Initially quiet, Larson soon radioed that the car’s handling had taken a hit. Just 20 laps later, the Hendrick teammates clashed again on a restart, leaning on each other while fighting for the same sliver of real estate in the middle lane.
Then came the third and final flashpoint: contact with Christopher Bell left Larson’s car sliding up the track, narrowly avoiding the wall. That was the breaking point for the 2021 champion, who erupted on the radio.
“How much f***ing room do I have to leave people? … I’ve been quiet for 45 minutes… I’ve been trying to be a good teammate, [and] a good competitor, and it hasn’t gotten me anywhere for the last f***ing hour,” Larson ranted.
Despite the heated dealings, Letarte waved off any long-term concern. Speaking on Inside the Race, he explained that fans tune in to watch drivers fight for every inch, not tiptoe around teammates.
He said, “Well, this is why Jeff Gordon is the perfect co-chairman of the organization. Because he has seen it nearly get torn apart when him and Jimmie Johnson were disagreeing and when they run into each other in Texas, somebody’s upset, there’s chirping on the radio.
“In my opinion, actually this is what makes the organization great because I don’t think that Rick or Jeff or Chad Knaus would allow this beating and banging and pushing and shoving to be more than great racing.”
He stressed that internal friction only matters if it lingers beyond the Monday-to-Wednesday debriefs, saying, “And I think it’s okay that they hit each other, it’s okay that they are pissed at each other.
“In the near term, it’s not okay if it continues past the Monday, Tuesday, Wednesday meeting because that’s when you build an organization of winners. You can’t have this many wins without… When you start racing people like they are your teammates, you’re not going to go forward.”

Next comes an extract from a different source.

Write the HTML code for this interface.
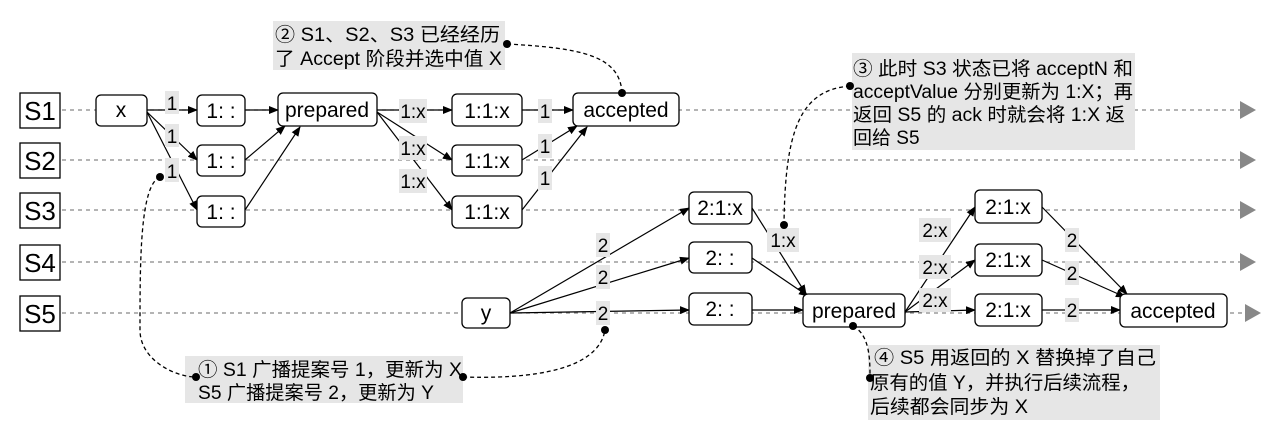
<!DOCTYPE html>
<html><head><meta charset="utf-8"><style>
html,body{margin:0;padding:0;background:#fff;}
svg text{font-family:"Liberation Sans","Noto Sans CJK SC",sans-serif;fill:#000;}
</style></head><body>
<svg width="1280" height="433" viewBox="0 0 1280 433" xmlns="http://www.w3.org/2000/svg">
<defs>
<marker id="a" markerWidth="10" markerHeight="8" refX="9" refY="4" orient="auto" markerUnits="userSpaceOnUse"><path d="M0,0 L10,4 L0,8 Z" fill="#000"/></marker>
</defs>
<g stroke="#888" stroke-width="1.2" stroke-dasharray="4,4">
<line x1="62" y1="110" x2="1240" y2="110"/>
<line x1="62" y1="160" x2="1240" y2="160"/>
<line x1="62" y1="210" x2="1240" y2="210"/>
<line x1="62" y1="262" x2="1240" y2="262"/>
<line x1="62" y1="313" x2="1245" y2="313"/>
</g>
<g fill="#888">
<path d="M1240,101 L1256,110 L1240,119Z"/>
<path d="M1240,151 L1256,160 L1240,169Z"/>
<path d="M1240,201 L1256,210 L1240,219Z"/>
<path d="M1240,253 L1256,262 L1240,271Z"/>
<path d="M1245,304 L1261,313 L1245,322Z"/>
</g>
<g fill="#fff" stroke="#000" stroke-width="1.3">
<rect x="20" y="93" width="40" height="35"/>
<rect x="20" y="143" width="40" height="35"/>
<rect x="20" y="193" width="40" height="35"/>
<rect x="20" y="245" width="40" height="35"/>
<rect x="20" y="296" width="40" height="35"/>
</g>
<g font-size="26" text-anchor="middle" textLength="36">
<text x="40" y="120">S1</text><text x="40" y="170">S2</text><text x="40" y="220">S3</text><text x="40" y="272">S4</text><text x="40" y="323">S5</text>
</g>
<g stroke="#000" stroke-width="1.2" fill="none" marker-end="url(#a)">
<line x1="147" y1="110" x2="197" y2="110"/>
<line x1="245" y1="110" x2="278" y2="110"/>
<line x1="377" y1="110" x2="452" y2="110"/>
<line x1="522" y1="110" x2="573" y2="110"/>
<line x1="147" y1="112" x2="197" y2="160"/>
<line x1="147" y1="112" x2="197" y2="210"/>
<line x1="245" y1="160" x2="285" y2="126"/>
<line x1="245" y1="210" x2="300" y2="127"/>
<line x1="377" y1="112" x2="452" y2="160"/>
<line x1="377" y1="112" x2="452" y2="210"/>
<line x1="522" y1="160" x2="577" y2="126"/>
<line x1="522" y1="210" x2="587" y2="127"/>
<line x1="510" y1="313" x2="689" y2="208"/>
<line x1="510" y1="313" x2="689" y2="258"/>
<line x1="510" y1="313" x2="689" y2="310"/>
<line x1="752" y1="208" x2="806" y2="294"/>
<line x1="752" y1="258" x2="808" y2="296"/>
<line x1="752" y1="310" x2="803" y2="310"/>
<line x1="905" y1="312" x2="975" y2="207"/>
<line x1="905" y1="312" x2="975" y2="260"/>
<line x1="905" y1="312" x2="975" y2="310"/>
<line x1="1042" y1="207" x2="1127" y2="294"/>
<line x1="1042" y1="260" x2="1125" y2="297"/>
<line x1="1042" y1="310" x2="1120" y2="310"/>
</g>
<g font-size="19" text-anchor="middle">
<g fill="#e6e6e6">
<rect x="165" y="91" width="14" height="23"/><rect x="165" y="124" width="14" height="23"/><rect x="165" y="158" width="14" height="24"/>
<rect x="399" y="99" width="28" height="24"/><rect x="399" y="136" width="28" height="24"/><rect x="399" y="169" width="28" height="24"/>
<rect x="538" y="99" width="14" height="24"/><rect x="538" y="134" width="14" height="24"/><rect x="538" y="166" width="14" height="24"/>
<rect x="596" y="233" width="14" height="24"/><rect x="596" y="265" width="14" height="24"/><rect x="596" y="301" width="14" height="24"/>
<rect x="767" y="228" width="32" height="24"/>
<rect x="919" y="218" width="32" height="24"/><rect x="919" y="255" width="32" height="24"/><rect x="919" y="288" width="32" height="24"/>
<rect x="1065" y="228" width="14" height="24"/><rect x="1065" y="261" width="14" height="24"/><rect x="1065" y="298" width="14" height="24"/>
</g>
<text x="172" y="110">1</text><text x="172" y="143">1</text><text x="172" y="178">1</text>
<text x="413" y="118">1:x</text><text x="413" y="155">1:x</text><text x="413" y="188">1:x</text>
<text x="545" y="118">1</text><text x="545" y="153">1</text><text x="545" y="185">1</text>
<text x="603" y="252">2</text><text x="603" y="284">2</text><text x="603" y="320">2</text>
<text x="783" y="247">1:x</text>
<text x="935" y="237">2:x</text><text x="935" y="274">2:x</text><text x="935" y="307">2:x</text>
<text x="1072" y="247">2</text><text x="1072" y="280">2</text><text x="1072" y="317">2</text>
</g>
<g fill="#fff" stroke="#000" stroke-width="1.3">
<rect x="96" y="95" width="51" height="31" rx="5"/>
<rect x="197" y="95" width="48" height="31" rx="5"/>
<rect x="197" y="145" width="48" height="31" rx="5"/>
<rect x="197" y="196" width="48" height="31" rx="5"/>
<rect x="278" y="93" width="99" height="33" rx="5"/>
<rect x="452" y="94" width="70" height="32" rx="5"/>
<rect x="452" y="145" width="70" height="31" rx="5"/>
<rect x="452" y="196" width="70" height="32" rx="5"/>
<rect x="573" y="93" width="106" height="33" rx="5"/>
<rect x="462" y="298" width="48" height="30" rx="5"/>
<rect x="689" y="192" width="63" height="32" rx="5"/>
<rect x="689" y="242" width="63" height="31" rx="5"/>
<rect x="689" y="293" width="63" height="32" rx="5"/>
<rect x="803" y="294" width="102" height="33" rx="5"/>
<rect x="975" y="190" width="67" height="33" rx="5"/>
<rect x="975" y="244" width="67" height="32" rx="5"/>
<rect x="975" y="294" width="67" height="32" rx="5"/>
<rect x="1120" y="294" width="107" height="33" rx="5"/>
</g>
<g font-size="21" text-anchor="middle">
<text x="121" y="117">x</text>
<text x="221" y="118">1: :</text><text x="221" y="168">1: :</text><text x="221" y="219">1: :</text>
<text x="327" y="117">prepared</text>
<text x="487" y="118">1:1:x</text><text x="487" y="168">1:1:x</text><text x="487" y="219">1:1:x</text>
<text x="626" y="117">accepted</text>
<text x="486" y="320">y</text>
<text x="720" y="215">2:1:x</text><text x="720" y="265">2: :</text><text x="720" y="316">2: :</text>
<text x="854" y="318">prepared</text>
<text x="1008" y="214">2:1:x</text><text x="1008" y="267">2:1:x</text><text x="1008" y="317">2:1:x</text>
<text x="1173" y="318">accepted</text>
</g>
<g fill="#e6e6e6">
<rect x="273" y="21" width="232" height="49"/>
<rect x="852" y="53" width="283" height="97"/>
<rect x="185" y="356" width="278" height="47"/>
<rect x="868" y="345" width="292" height="75"/>
</g>
<g font-size="19">
<text x="275" y="41" textLength="225" lengthAdjust="spacingAndGlyphs">② S1、S2、S3 已经经历</text>
<text x="275" y="65" textLength="227" lengthAdjust="spacingAndGlyphs">了 Accept 阶段并选中值 X</text>
<text x="853" y="75" textLength="280" lengthAdjust="spacingAndGlyphs">③  此时 S3 状态已将 acceptN 和</text>
<text x="853" y="98" textLength="280" lengthAdjust="spacingAndGlyphs">acceptValue 分别更新为 1:X；再</text>
<text x="853" y="121" textLength="272" lengthAdjust="spacingAndGlyphs">返回 S5 的 ack 时就会将 1:X 返</text>
<text x="853" y="144">回给 S5</text>
<text x="198" y="376" textLength="264" lengthAdjust="spacingAndGlyphs">① S1 广播提案号 1，更新为 X</text>
<text x="198" y="399" textLength="236" lengthAdjust="spacingAndGlyphs">S5 广播提案号 2，更新为 Y</text>
<text x="874" y="364" textLength="282" lengthAdjust="spacingAndGlyphs">④  S5 用返回的 X 替换掉了自己</text>
<text x="870" y="389" textLength="270" lengthAdjust="spacingAndGlyphs">原有的值 Y，并执行后续流程，</text>
<text x="870" y="413" textLength="158" lengthAdjust="spacingAndGlyphs">后续都会同步为 X</text>
</g>
<g stroke="#000" stroke-width="1.3" fill="none" stroke-dasharray="4,3">
<path d="M507,44 C580,48 620,55 622,93"/>
<path d="M850,86 C800,90 785,130 784,225"/>
<path d="M160,177 C140,185 140,260 140,330 C140,360 175,377 196,377"/>
<path d="M463,377 C560,380 600,360 605,330"/>
<path d="M853,326 C870,335 870,360 870,378"/>
</g>
<g fill="#000">
<circle cx="507" cy="44" r="4"/><circle cx="622" cy="93" r="4"/>
<circle cx="850" cy="86" r="4"/><circle cx="784" cy="225" r="4"/>
<circle cx="160" cy="177" r="4"/><circle cx="196" cy="377" r="4"/>
<circle cx="463" cy="377" r="4"/><circle cx="605" cy="330" r="4"/>
<circle cx="853" cy="326" r="4"/><circle cx="870" cy="378" r="4"/>
</g>
</svg>
</body></html>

Vice-President of Competition Chad Knaus echoed the sentiment and reached out to lift Larson’s spirits after his frustrating day. He told Frontstretch that, despite the No. 5 finishing 28th, he was proud of Larson’s effort.
“Kyle did great. It’s not the finish that we wanted, of course, but [he] was up there battling for the lead,” Knaus said. He acknowledged that Larson’s finish fell short of the team’s expectations, yet expressed full confidence in the driver. Still, he observed that short-track racing often breeds exactly this kind of hard-nosed, elbows-out competition.